___ Material provided ___

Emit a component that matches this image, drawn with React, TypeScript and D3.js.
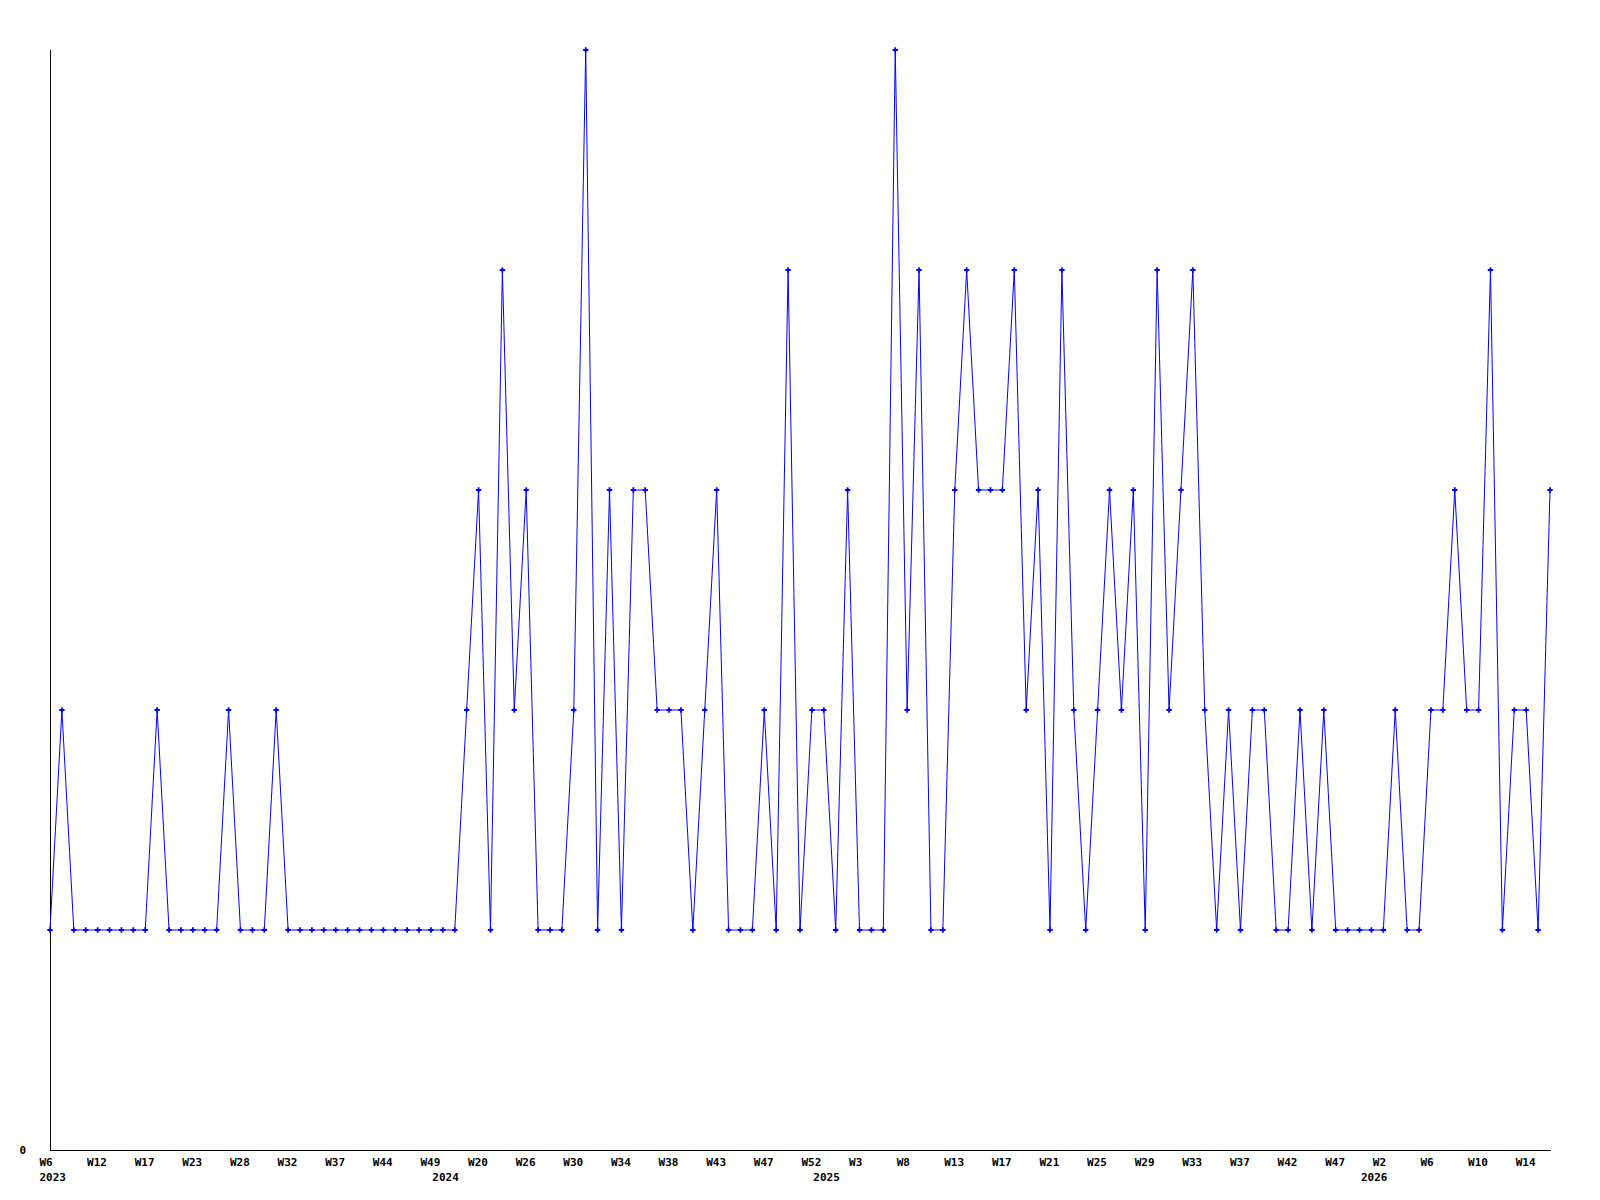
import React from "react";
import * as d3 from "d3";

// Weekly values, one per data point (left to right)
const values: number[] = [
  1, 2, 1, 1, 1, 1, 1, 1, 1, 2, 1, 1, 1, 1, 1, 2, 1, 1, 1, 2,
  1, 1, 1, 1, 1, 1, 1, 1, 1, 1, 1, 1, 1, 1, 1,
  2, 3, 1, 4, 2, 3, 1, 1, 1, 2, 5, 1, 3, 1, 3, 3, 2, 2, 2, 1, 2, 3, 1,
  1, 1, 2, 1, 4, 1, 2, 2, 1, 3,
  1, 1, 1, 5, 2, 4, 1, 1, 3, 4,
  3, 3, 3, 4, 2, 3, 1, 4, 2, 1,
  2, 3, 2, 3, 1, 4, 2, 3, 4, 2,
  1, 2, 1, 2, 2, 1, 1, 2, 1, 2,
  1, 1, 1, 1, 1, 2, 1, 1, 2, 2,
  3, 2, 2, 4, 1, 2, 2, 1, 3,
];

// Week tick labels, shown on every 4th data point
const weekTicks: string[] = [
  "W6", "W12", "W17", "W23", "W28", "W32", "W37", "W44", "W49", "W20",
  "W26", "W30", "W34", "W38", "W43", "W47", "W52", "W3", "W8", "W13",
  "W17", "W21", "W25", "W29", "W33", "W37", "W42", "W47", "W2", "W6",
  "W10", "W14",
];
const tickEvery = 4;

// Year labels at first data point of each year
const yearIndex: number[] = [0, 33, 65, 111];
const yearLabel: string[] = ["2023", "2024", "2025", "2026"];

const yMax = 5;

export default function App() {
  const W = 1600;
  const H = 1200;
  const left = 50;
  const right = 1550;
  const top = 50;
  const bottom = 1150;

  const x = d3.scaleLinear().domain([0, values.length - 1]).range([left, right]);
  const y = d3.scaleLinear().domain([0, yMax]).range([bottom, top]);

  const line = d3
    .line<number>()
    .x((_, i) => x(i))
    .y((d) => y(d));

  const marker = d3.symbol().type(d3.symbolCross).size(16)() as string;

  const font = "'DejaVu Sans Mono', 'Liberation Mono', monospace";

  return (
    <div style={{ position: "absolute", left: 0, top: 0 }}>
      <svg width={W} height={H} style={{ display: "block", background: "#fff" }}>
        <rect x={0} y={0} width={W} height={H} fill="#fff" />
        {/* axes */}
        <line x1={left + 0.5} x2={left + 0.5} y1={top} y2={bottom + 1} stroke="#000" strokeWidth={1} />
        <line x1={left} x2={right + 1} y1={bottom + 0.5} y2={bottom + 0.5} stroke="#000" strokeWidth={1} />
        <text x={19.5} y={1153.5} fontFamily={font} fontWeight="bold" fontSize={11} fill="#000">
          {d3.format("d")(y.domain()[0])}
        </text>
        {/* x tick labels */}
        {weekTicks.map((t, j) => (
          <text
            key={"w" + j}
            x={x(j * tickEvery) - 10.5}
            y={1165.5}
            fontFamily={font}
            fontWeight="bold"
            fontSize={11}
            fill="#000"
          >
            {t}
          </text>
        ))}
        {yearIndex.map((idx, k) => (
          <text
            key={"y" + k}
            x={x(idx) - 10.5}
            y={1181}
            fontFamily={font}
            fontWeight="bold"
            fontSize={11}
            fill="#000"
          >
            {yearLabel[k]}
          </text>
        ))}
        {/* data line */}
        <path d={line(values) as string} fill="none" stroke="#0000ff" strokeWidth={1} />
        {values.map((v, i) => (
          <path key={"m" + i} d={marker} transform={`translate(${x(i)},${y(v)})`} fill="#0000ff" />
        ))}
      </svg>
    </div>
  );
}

___

### The request
Using the listing, copy every line where the word "React" shows up.

### Exercise answer
Emit a component that matches this image, drawn with React, TypeScript and D3.js.
import React from "react";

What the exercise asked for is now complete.